エリントンがその全盛期1940年前後に真っ黒けなジャングル・サウンドと西洋白人的印象派な作風を見事に合体させて大傑作群を創っていたことと、アルセニオが40年代末〜50年代頭にソン・モントゥーノとボレーロを合体させてグァグァンコーを創っていたことは、僕にはなにか通底するものがあるように思えてならない。
黒くて濃密なサウンドを聴くとなんでも「エリントンだ!」と言ってしまうのは、熱烈なエリントン・ファンの僕の悪弊ではあるけれど、しかしアルセニオの楽団全盛期の音の濃密さからエリントン楽団の全盛期を連想するのは、決して僕だけじゃないような気がする。
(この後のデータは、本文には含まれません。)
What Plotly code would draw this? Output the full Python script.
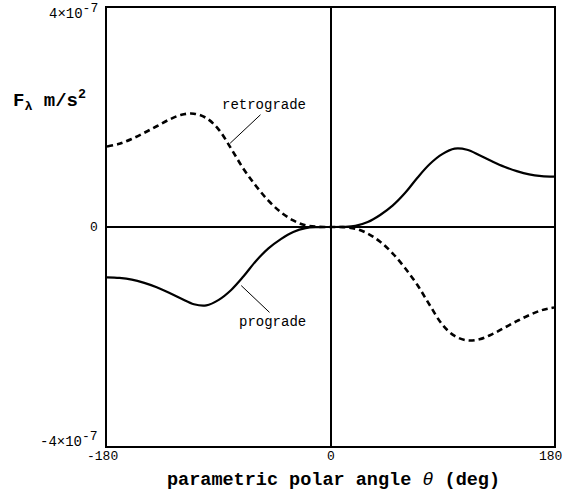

しかし熱心なエリントン・リスナーは世界中にそして日本にも多いけれども、そういう人でアルセニオ・ロドリゲスを熱心に聴く、ましてやトゥンバオ盤六枚組なんかを買ったりするファンって、どれくらいいるんだろう?少なくともクラシック音楽側からしか聴かないエリントン・ファンには間違いなく無理な話だね。